Kesan diatas dapat kita rasakan ketika dia menafsirkan QS.Al-Insirah:5-6

“Karena Sesungguhnya sesudah kesulitan itu ada kemudahan, Sesungguhnya sesudah kesulitan itu ada kemudahan.”(Depag RI,1993:1073)
Kesulitan selalu beserta kemudahan. Yang sulit saja tidak ada. Yang mudah sajapun tidak ada. Dalam susah berisi senang, dalam senang berisi susah, itulah perjuangan hidup. Bahaya yang mengancam adalah menjadi sebab akal berjalan, pikiran mencari jalan keluar…ternyata kesulitan adalah kejayaan dan keberuntungan yang tiada taranya (Tafsir Al-Azhar Juz XXX).

Selama penahanan ini, selain menyelesaikan tafsirnya, Hamka juga mendapatkan kesempatan dimalam untuk shalat tahajud, mengkhatamkan Al-Quran lebih dari 100 kali.
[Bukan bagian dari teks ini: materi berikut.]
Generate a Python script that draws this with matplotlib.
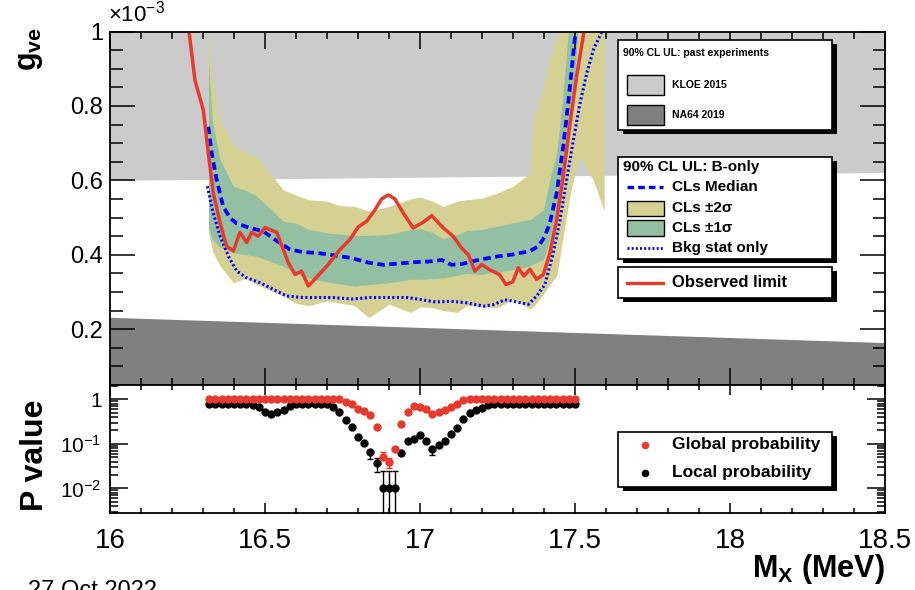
import matplotlib
matplotlib.use('Agg')
import matplotlib.pyplot as plt
import numpy as np
from matplotlib.patches import Rectangle
from matplotlib.lines import Line2D
from matplotlib.ticker import MultipleLocator, FixedLocator, FixedFormatter, FuncFormatter, LogLocator, NullFormatter

plt.rcParams['font.family'] = ['Liberation Sans', 'DejaVu Sans']
plt.rcParams['mathtext.fontset'] = 'custom'
plt.rcParams['mathtext.rm'] = 'Liberation Sans'
plt.rcParams['mathtext.it'] = 'Liberation Sans:italic'
plt.rcParams['mathtext.bf'] = 'Liberation Sans:bold'

# --- данные (g_ve в единицах 1e-3, M_X в МэВ) ---

# исключённые области прошлых экспериментов
kloe_x = [16.0, 18.5]
kloe_lo = [0.600, 0.621]
na64_x = [16.0, 18.5]
na64_hi = [0.232, 0.164]

# наблюдаемый предел
obs_x = [16.252, 16.274, 16.301, 16.317, 16.333, 16.355, 16.376, 16.398, 16.419, 16.441,
         16.457, 16.478, 16.500, 16.538, 16.575, 16.597, 16.618, 16.640, 16.699, 16.742,
         16.774, 16.801, 16.828, 16.855, 16.876, 16.898, 16.919, 16.946, 16.978, 17.011,
         17.038, 17.075, 17.107, 17.135, 17.156, 17.177, 17.199, 17.220, 17.256, 17.277,
         17.299, 17.317, 17.335, 17.355, 17.376, 17.398, 17.419, 17.441, 17.462, 17.484,
         17.505, 17.529]
obs_y = [1.02, 0.869, 0.789, 0.674, 0.567, 0.486, 0.423, 0.410, 0.460, 0.433,
         0.460, 0.450, 0.473, 0.460, 0.379, 0.347, 0.356, 0.316, 0.369, 0.414,
         0.441, 0.475, 0.490, 0.521, 0.550, 0.561, 0.550, 0.512, 0.472, 0.488,
         0.505, 0.472, 0.450, 0.417, 0.400, 0.356, 0.374, 0.362, 0.347, 0.320,
         0.327, 0.365, 0.343, 0.361, 0.334, 0.347, 0.405, 0.495, 0.611, 0.753,
         0.878, 1.00]

# медиана CLs
med_x = [16.317, 16.328, 16.344, 16.365, 16.387, 16.409, 16.452, 16.495, 16.538, 16.581,
         16.624, 16.667, 16.710, 16.774, 16.839, 16.882, 16.925, 16.979, 17.032, 17.070,
         17.102, 17.134, 17.172, 17.194, 17.247, 17.301, 17.355, 17.382, 17.403, 17.419,
         17.441, 17.462, 17.478, 17.489, 17.500, 17.510]
med_y = [0.744, 0.673, 0.602, 0.530, 0.499, 0.484, 0.472, 0.463, 0.437, 0.414,
         0.407, 0.405, 0.400, 0.392, 0.378, 0.373, 0.376, 0.380, 0.382, 0.386,
         0.373, 0.375, 0.383, 0.387, 0.395, 0.401, 0.410, 0.423, 0.450, 0.486,
         0.566, 0.691, 0.807, 0.896, 0.985, 1.05]

# только статистика фона
bkg_x = [16.314, 16.333, 16.355, 16.382, 16.409, 16.441, 16.484, 16.527, 16.570, 16.624,
         16.667, 16.720, 16.780, 16.840, 16.900, 16.960, 17.000, 17.050, 17.100, 17.151,
         17.205, 17.237, 17.274, 17.312, 17.350, 17.376, 17.403, 17.430, 17.452, 17.473,
         17.495, 17.516, 17.538, 17.559, 17.581, 17.600]
bkg_y = [0.584, 0.512, 0.450, 0.396, 0.356, 0.338, 0.325, 0.307, 0.289, 0.285,
         0.285, 0.285, 0.281, 0.285, 0.285, 0.285, 0.280, 0.273, 0.275, 0.271,
         0.262, 0.266, 0.279, 0.273, 0.267, 0.289, 0.320, 0.405, 0.495, 0.602,
         0.709, 0.807, 0.888, 0.950, 0.990, 1.02]

# полосы +-1 sigma и +-2 sigma
band_x = [16.318, 16.330, 16.355, 16.398, 16.440, 16.473, 16.559, 16.600, 16.640, 16.700,
          16.742, 16.790, 16.835, 16.900, 16.970, 17.000, 17.040, 17.075, 17.120, 17.150,
          17.200, 17.250, 17.300, 17.355, 17.365, 17.398, 17.419, 17.441, 17.462, 17.484,
          17.500, 17.516, 17.559, 17.594]
hi2 = [0.980, 0.880, 0.760, 0.695, 0.673, 0.664, 0.575, 0.560, 0.548, 0.544,
       0.532, 0.530, 0.517, 0.530, 0.550, 0.555, 0.544, 0.530, 0.544, 0.548,
       0.552, 0.566, 0.584, 0.620, 0.762, 0.852, 0.932, 0.980, 1.10, 1.10,
       1.10, 1.10, 1.10, 1.10]
hi1 = [0.914, 0.760, 0.655, 0.584, 0.572, 0.558, 0.490, 0.485, 0.468, 0.459,
       0.455, 0.452, 0.452, 0.455, 0.468, 0.470, 0.460, 0.443, 0.454, 0.465,
       0.468, 0.477, 0.486, 0.495, 0.500, 0.521, 0.602, 0.673, 0.840, 1.05,
       1.10, 1.10, 1.10, 1.10]
lo1 = [0.470, 0.440, 0.420, 0.405, 0.400, 0.396, 0.370, 0.350, 0.338, 0.327,
       0.322, 0.316, 0.320, 0.325, 0.334, 0.334, 0.336, 0.338, 0.345, 0.350,
       0.347, 0.355, 0.360, 0.370, 0.375, 0.387, 0.441, 0.530, 0.637, 0.762,
       0.878, 1.10, 1.10, 1.10]
lo2 = [0.460, 0.410, 0.370, 0.325, 0.338, 0.320, 0.289, 0.270, 0.263, 0.276,
       0.270, 0.263, 0.231, 0.267, 0.245, 0.260, 0.258, 0.250, 0.245, 0.263,
       0.260, 0.258, 0.280, 0.254, 0.260, 0.294, 0.320, 0.343, 0.450, 0.560,
       0.620, 0.664, 0.600, 0.518]

# p-значения
p_x = [16.32 + 0.02 * i for i in range(60)]
p_glob = [1.0] * 22 + [0.87, 0.77, 0.62, 0.55, 0.45, 0.24, 0.052, 0.039, 0.078, 0.28,
                       0.52, 0.70, 0.67, 0.62, 0.48, 0.52, 0.59, 0.67, 0.80, 0.95] + [1.0] * 18
p_loc = ([0.78] * 7 + [0.74, 0.67, 0.52, 0.46, 0.52, 0.57, 0.70] + [0.78] * 6 +
         [0.67, 0.52, 0.35, 0.24, 0.14, 0.104, 0.066, 0.037, 0.010, 0.010,
          0.010, 0.063, 0.114, 0.13, 0.155, 0.114, 0.078, 0.093, 0.114, 0.17,
          0.23, 0.37, 0.50, 0.59, 0.65, 0.74] + [0.78] * 14)
# ошибки (индекс точки: (вниз, вверх))
glob_err = {28: (0.009, 0.014), 29: (0.011, 0.010)}
loc_err = {26: (0.020, 0.0), 27: (0.014, 0.010), 28: (0.0099, 0.015),
           29: (0.0099, 0.015), 30: (0.0099, 0.015), 36: (0.023, 0.0)}

W, H = 915, 590
fig = plt.figure(figsize=(W / 100, H / 100), dpi=100)


def fx(px):
    return px / W


def fy(py):
    return 1 - py / H


ax = fig.add_axes([fx(110), fy(385), fx(885) - fx(110), fy(31.5) - fy(385)])
ax2 = fig.add_axes([fx(110), fy(513), fx(885) - fx(110), fy(385) - fy(513)])

# верхняя панель
ax.fill_between(kloe_x, kloe_lo, [1.2, 1.2], color='#cbcbcb', lw=0)
ax.fill_between(na64_x, [0, 0], na64_hi, color='#808080', lw=0)
ax.fill_between(band_x, lo2, hi2, color='#d4d193', lw=0)
ax.fill_between(band_x, lo1, hi1, color='#93bfa3', lw=0)
ax.plot(bkg_x, bkg_y, color='#0000ff', lw=2.2, ls=(0, (0.7, 0.8)))
ax.plot(med_x, med_y, color='#0000ff', lw=2.7, ls=(0, (2.0, 1.2)))
ax.plot(obs_x, obs_y, color='#e83a2c', lw=2.5)
ax.set_xlim(16, 18.5)
ax.set_ylim(0.05, 1.0)
ax.xaxis.set_major_locator(MultipleLocator(0.5))
ax.xaxis.set_minor_locator(MultipleLocator(0.1))
ax.yaxis.set_major_locator(MultipleLocator(0.2))
ax.yaxis.set_minor_locator(MultipleLocator(0.05))
ax.yaxis.set_major_formatter(FuncFormatter(lambda v, _: f'{v:g}'))
ax.tick_params(which='both', direction='in', top=True, right=True, labelbottom=False,
               labelsize=17, width=1.1, pad=5)
ax.tick_params(axis='x', which='major', length=12)
ax.tick_params(axis='x', which='minor', length=5)
ax.tick_params(axis='y', which='major', length=18)
ax.tick_params(axis='y', which='minor', length=9)

# нижняя панель
for i in range(60):
    lo, hi = loc_err.get(i, (0, 0))
    if lo or hi:
        ax2.errorbar(p_x[i], p_loc[i], yerr=[[lo], [hi]], fmt='none', ecolor='black',
                     elinewidth=1, capsize=2, capthick=1)
ax2.plot(p_x, p_loc, 'o', color='black', ms=6, mew=0)
for i in range(60):
    lo, hi = glob_err.get(i, (0, 0))
    if lo or hi:
        ax2.errorbar(p_x[i], p_glob[i], yerr=[[lo], [hi]], fmt='none', ecolor='#e83a2c',
                     elinewidth=1, capsize=2, capthick=1)
ax2.plot(p_x, p_glob, 'o', color='#e83a2c', ms=6, mew=0)
ax2.set_yscale('log')
ax2.set_xlim(16, 18.5)
ax2.set_ylim(0.0028, 2.1)
ax2.xaxis.set_major_locator(MultipleLocator(0.5))
ax2.xaxis.set_minor_locator(MultipleLocator(0.1))
ax2.xaxis.set_major_formatter(FuncFormatter(lambda v, _: f'{v:g}'))
ax2.yaxis.set_major_locator(FixedLocator([0.01, 0.1, 1]))
ax2.yaxis.set_major_formatter(FixedFormatter([r'$10^{-2}$', r'$10^{-1}$', '1']))
ax2.yaxis.set_minor_locator(LogLocator(base=10, subs=np.arange(2, 10)))
ax2.yaxis.set_minor_formatter(NullFormatter())
ax2.tick_params(which='both', direction='in', top=True, right=True, width=1.1)
ax2.tick_params(axis='x', which='major', length=7, labelsize=20, pad=11)
ax2.tick_params(axis='x', which='minor', length=3.5)
ax2.tick_params(axis='y', which='major', length=13, labelsize=15, pad=6)
ax2.tick_params(axis='y', which='minor', length=6)

for a in (ax, ax2):
    for s in a.spines.values():
        s.set_linewidth(1.3)

# подписи осей
fig.text(fx(108), fy(14), r'$\times10^{-3}$', fontsize=16, ha='left', va='center')
fig.text(fx(30), fy(27), r'$\mathbf{g_{ve}}$', rotation=90, ha='center', va='top', fontsize=22)
fig.text(fx(35), fy(455), 'P value', rotation=90, ha='center', va='center',
         fontsize=23, weight='bold')
fig.text(fx(885), fy(569), r'$\mathbf{M_X}$ (MeV)', ha='right', va='center',
         fontsize=22, weight='bold')
fig.text(fx(28), fy(580), '27 Oct 2022', fontsize=17, ha='left', va='top')


# легенды в стиле ROOT
def box(x0, y0, x1, y1):
    fig.add_artist(Rectangle((fx(x0 + 5), fy(y1 + 4)), fx(x1) - fx(x0), fy(y0) - fy(y1),
                             transform=fig.transFigure, fc='black', ec='none', zorder=10))
    fig.add_artist(Rectangle((fx(x0), fy(y1)), fx(x1) - fx(x0), fy(y0) - fy(y1),
                             transform=fig.transFigure, fc='white', ec='black', lw=1.2, zorder=11))


def swatch(y, color, h=20):
    fig.add_artist(Rectangle((fx(627), fy(y + h / 2)), fx(664) - fx(627), fy(y - h / 2) - fy(y + h / 2),
                             transform=fig.transFigure, fc=color, ec='black', lw=1, zorder=12))


def hline(y, **kw):
    fig.add_artist(Line2D([fx(627), fx(663)], [fy(y), fy(y)], transform=fig.transFigure,
                          zorder=12, **kw))


def label(x, y, s, size):
    fig.text(fx(x), fy(y), s, fontsize=size, weight='bold', ha='left', va='center', zorder=13)


box(618, 40, 832, 130)
label(623, 53, '90% CL UL: past experiments', 7.5)
swatch(84.5, '#cbcbcb')
label(672, 84.5, 'KLOE 2015', 7.5)
swatch(115, '#808080')
label(672, 115, 'NA64 2019', 7.5)

box(618, 157, 832, 259)
label(623, 167, '90% CL UL: B-only', 11)
hline(187, color='#0000ff', lw=2.4, ls=(0, (2.0, 1.2)))
label(672, 187, 'CLs Median', 11)
swatch(208, '#d4d193', h=15)
label(672, 208, 'CLs ±2σ', 11)
swatch(228, '#93bfa3', h=15)
label(672, 228, 'CLs ±1σ', 11)
hline(248, color='#0000ff', lw=2.0, ls=(0, (0.7, 0.8)))
label(672, 248, 'Bkg stat only', 11)

box(618, 267, 832, 298)
hline(282.5, color='#e83a2c', lw=2.4)
label(672, 282.5, 'Observed limit', 12)

box(618, 432, 832, 487)
fig.add_artist(Line2D([fx(645)], [fy(445)], transform=fig.transFigure, marker='o', ms=5.5,
                      mew=0, color='#e83a2c', ls='none', zorder=12))
label(672, 445, 'Global probability', 12.5)
fig.add_artist(Line2D([fx(645)], [fy(473)], transform=fig.transFigure, marker='o', ms=5.5,
                      mew=0, color='black', ls='none', zorder=12))
label(672, 473, 'Local probability', 12.5)

fig.savefig('out.png', dpi=100)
Ia juga membaca buku-buku tasawuf, tauhid, filsafat, agama, hadis-hadis Rasulullah, tarikh (sejarah) pejuang-pejuang Islam dan kehidupan ahli-ahli tasawuf dan ulama, jalan akhirat ia pelajari dan resapkan. Dengan demikian selama dalam penjara merupakan masa-masa untuk menambah ilmu pengetahuan dan meresapkan ajaran agama kedalam jiwa.

Selain dari tahanan, tahun 1975 Hamka diminta menjadi ketua MUI (Majelis Ulama Indonesia), dan akhirnya ia pun diangkat menjadi ketua MUI. Namun pada bulan Mei 1981 Hamka meletakan jabatannya sebagai Ketua Umum MUI akibat fatwanya yang berlawanan dengan kebijakan pemerintah. Dua bulan setelah pengunduran dirinya sebagai ketua umum MUI, ia masuk rumah sakit karena serangan jantung yang cukup kuat selama lebih kurang satu minggu.

Tepatnya pada tanggal 17 Juli 1981 Hamka berbaring di rumah sakit Pertamina Pusat Jakarta yang ditangani oleh para dokter. Mereka sudah berusaha keras untuk menyelamatkan ulama besar itu, tetapi tuhan berkehendak lain. Akhirnya dia wafat pada tanggal 24 Juli 1981 dalam usia 73 tahun. Jenazahnya dimakamkan di Taman Pemakaman Umum (TPU) Tanah Kusir Kebayoran Lama Jakarta dengan diantar ribuan umat Islam.(AL-GHIFARI).